Of course, I am neither a stock market professional nor an energy market specialist. And maybe I’m getting it all wrong. These are just thoughts that run through my head. But that’s exactly what I’m getting at. How often do we or do we still take the time to take a step back and look at the big picture? Shouldn’t we be especially prudent in such crises and think ahead on the one hand, but also look at where the crisis has its true origin? Of course, some of you will now say: Putin’s war of aggression is the cause! And of course that plays a full part in it. But is it really the cause of our high gas and electricity prices, or just a fatal trigger that broke the camel’s back? If Putin’s war is to blame for energy prices, why, in a globalized energy trade, have prices in the U.S. stayed low?

How often do we take the time to step back and look at the big picture?
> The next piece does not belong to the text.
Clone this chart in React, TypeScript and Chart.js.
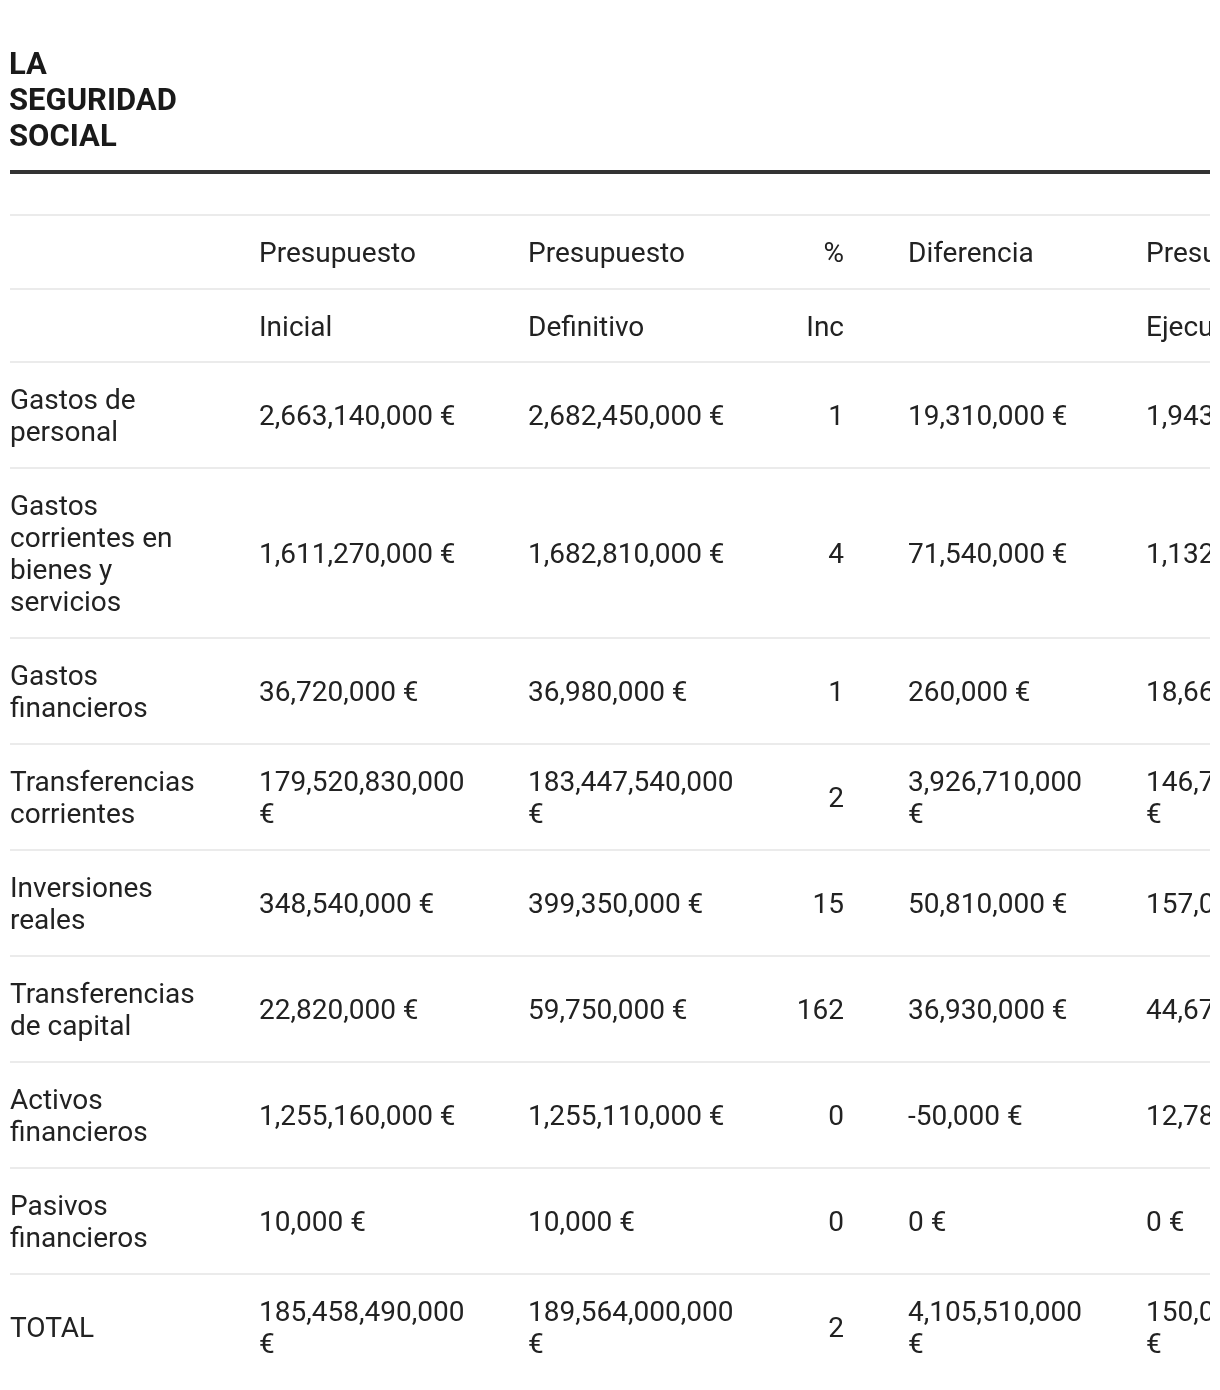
import React, { useEffect, useRef } from "react";
import { Chart, registerables } from "chart.js";

Chart.register(...registerables);

const TITLE = "LA SEGURIDAD SOCIAL";

const HEADER_TOP = ["", "Presupuesto", "Presupuesto", "%", "Diferencia", "Presupuesto"];
const HEADER_BOTTOM = ["", "Inicial", "Definitivo", "Inc", "", "Ejecutado"];

const categories = [
  "Gastos de personal",
  "Gastos corrientes en bienes y servicios",
  "Gastos financieros",
  "Transferencias corrientes",
  "Inversiones reales",
  "Transferencias de capital",
  "Activos financieros",
  "Pasivos financieros",
  "TOTAL",
];

const presupuestoInicial = [
  2663140000, 1611270000, 36720000, 179520830000, 348540000, 22820000, 1255160000, 10000, 185458490000,
];
const presupuestoDefinitivo = [
  2682450000, 1682810000, 36980000, 183447540000, 399350000, 59750000, 1255110000, 10000, 189564000000,
];
const porcentajeInc = [1, 4, 1, 2, 15, 162, 0, 0, 2];
const diferencia = [
  19310000, 71540000, 260000, 3926710000, 50810000, 36930000, -50000, 0, 4105510000,
];
const presupuestoEjecutado = [
  1943520000, 1132480000, 18660000, 146720350000, 157040000, 44670000, 12780000, 0, 150010000000,
];

const FONT = "Roboto, 'Noto Sans', sans-serif";
const BODY_SIZE = 28;
const LINE_H = 32;
const PAD_V = 21;
const TEXT_COLOR = "#222222";
const RULE_COLOR = "#ebebeb";

type Col = { x: number; maxW: number; align: "left" | "right" };
const COLS: Col[] = [
  { x: 10, maxW: 205, align: "left" },
  { x: 259, maxW: 220, align: "left" },
  { x: 528, maxW: 220, align: "left" },
  { x: 844, maxW: 80, align: "right" },
  { x: 908, maxW: 190, align: "left" },
  { x: 1146, maxW: 220, align: "left" },
];

const euro = (v: number) => v.toLocaleString("en-US") + " €";

function wrap(ctx: CanvasRenderingContext2D, text: string, maxW: number): string[] {
  if (!text) return [""];
  const words = text.split(" ");
  const lines: string[] = [];
  let cur = "";
  for (const w of words) {
    const test = cur ? cur + " " + w : w;
    if (cur && ctx.measureText(test).width > maxW) {
      lines.push(cur);
      cur = w;
    } else {
      cur = test;
    }
  }
  if (cur) lines.push(cur);
  return lines;
}

const tablePlugin = {
  id: "tablePlugin",
  afterDraw(chart: any) {
    const ctx: CanvasRenderingContext2D = chart.ctx;
    const W = chart.width;
    const right = 1210;
    ctx.save();
    ctx.fillStyle = "#ffffff";
    ctx.fillRect(0, 0, W, chart.height);
    ctx.beginPath();
    ctx.rect(0, 0, right, chart.height);
    ctx.clip();

    // title
    ctx.font = `bold 31px ${FONT}`;
    ctx.fillStyle = "#1a1a1a";
    ctx.textBaseline = "alphabetic";
    ctx.textAlign = "left";
    const titleLines = wrap(ctx, TITLE, 200);
    titleLines.forEach((l, i) => ctx.fillText(l, 9, 74 + i * 36));

    // thick rule
    ctx.fillStyle = "#333333";
    ctx.fillRect(10, 170, right - 10, 4);

    ctx.font = `${BODY_SIZE}px ${FONT}`;
    const rows: string[][] = [HEADER_TOP, HEADER_BOTTOM];
    categories.forEach((c, i) => {
      rows.push([
        c,
        euro(presupuestoInicial[i]),
        euro(presupuestoDefinitivo[i]),
        String(porcentajeInc[i]),
        euro(diferencia[i]),
        euro(presupuestoEjecutado[i]),
      ]);
    });

    let y = 215;
    rows.forEach((row, ri) => {
      const cellLines = row.map((t, ci) => wrap(ctx, t, COLS[ci].maxW));
      const n = Math.max(...cellLines.map((l) => l.length));
      const h = n * LINE_H + 2 * PAD_V;
      ctx.fillStyle = RULE_COLOR;
      ctx.fillRect(10, y - 1, right - 10, 2);
      const mid = y + h / 2;
      ctx.fillStyle = TEXT_COLOR;
      ctx.textBaseline = "middle";
      cellLines.forEach((lines, ci) => {
        const col = COLS[ci];
        ctx.textAlign = col.align;
        const start = mid - ((lines.length - 1) * LINE_H) / 2;
        lines.forEach((l, li) => ctx.fillText(l, col.x, start + li * LINE_H + 3));
      });
      y += ri === 1 ? h - 1 : h;
    });
    ctx.restore();
  },
};

export default function App() {
  const ref = useRef<HTMLCanvasElement | null>(null);
  useEffect(() => {
    if (!ref.current) return;
    const chart = new Chart(ref.current, {
      type: "bar",
      data: {
        labels: categories,
        datasets: [
          {
            label: "Presupuesto Inicial",
            data: presupuestoInicial,
            backgroundColor: "rgba(0,0,0,0)",
          },
        ],
      },
      options: {
        animation: false,
        responsive: false,
        devicePixelRatio: 1,
        events: [],
        layout: { padding: 0 },
        scales: { x: { display: false }, y: { display: false } },
        plugins: { legend: { display: false }, tooltip: { enabled: false }, title: { display: false } },
      },
      plugins: [tablePlugin],
    });
    return () => chart.destroy();
  }, []);
  return (
    <div style={{ position: "absolute", left: 0, top: 0, width: 1220, height: 1390, background: "#fff" }}>
      <canvas ref={ref} width={1220} height={1390} style={{ display: "block", width: 1220, height: 1390 }} />
    </div>
  );
}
Let me tell you why this concerns me so much. We are building an international company with Neura Robotics – and the location issue always plays a role. The high energy prices are threatening to unhinge our German economy for good and to drag many companies into the abyss. I don’t want to be part of that. But the issue has also caught us at Neura cold. It wasn’t until the beginning of 2022 that we decided to bring production from China back to Germany. We calculated that: It would be more cost-effective, more efficient, of higher quality to manufacture the robots in Germany. Our suppliers are also based in Germany. So we only saw advantages.
But now, with the significantly higher prices for energy, it is questionable whether our calculation will still work out. The developers’ computers run almost around the clock, robotics test stations and the production of the cobots draw a lot of power. As energy costs rise, all the components we manufacture also become more expensive. But should I stick to our electricity meter now? We’d rather try to find solutions. Our buildings in Industriestrasse in Riederich are equipped with PV systems. We get as much electricity as possible from the roofs and what’s left over we send to battery storage. My goal is to absorb the additional costs for electricity via solar energy, to become as self-sufficient as possible. But not every entrepreneur has this possibility. And a private household certainly not. And for the heat supply in our production halls, there is no alternative to gas in the short term.

I would like to trust politicians at all levels to find solutions so that we and other companies are not buried under a wave of costs. But I question whether current political action on these matters is based on long-term considerations and a view of the big picture. There’s a lot of money being spent on short-term fixes to the problems – but I don’t observe any debate about the causes that have been in effect for a long time.

Even though it has recently become somewhat out of fashion to profess the Christian values of our Western culture, I would like to do so once again here and point our leaders to an exciting biblical passage. Simply because it is thought-provoking. It says in John 8 verse 6: “But Jesus stooped down and wrote with his finger on the ground.” And there he is not on a nice walk on the beach with friends, but in the midst of a heated debate with nine wise provocateurs, surrounded by a crowd of people. And at the height of this exchange of blows, he decides not to counter the verbal attacks with anything. He withdraws from the situation for a moment, paints in the sand, goes into himself, gains distance and forces all bystanders to gain distance for a moment.

At the moment we have to be careful that these people, who glue themselves somewhere, do not become the perfect image of our society. Let’s not get stuck on our problems – let’s rather get them out of the world! We should finally see the current crises as opportunities instead of continually using them as justification for things that don’t work.
But to do that, perhaps we need to pause for a moment and try to regain our view of the big picture.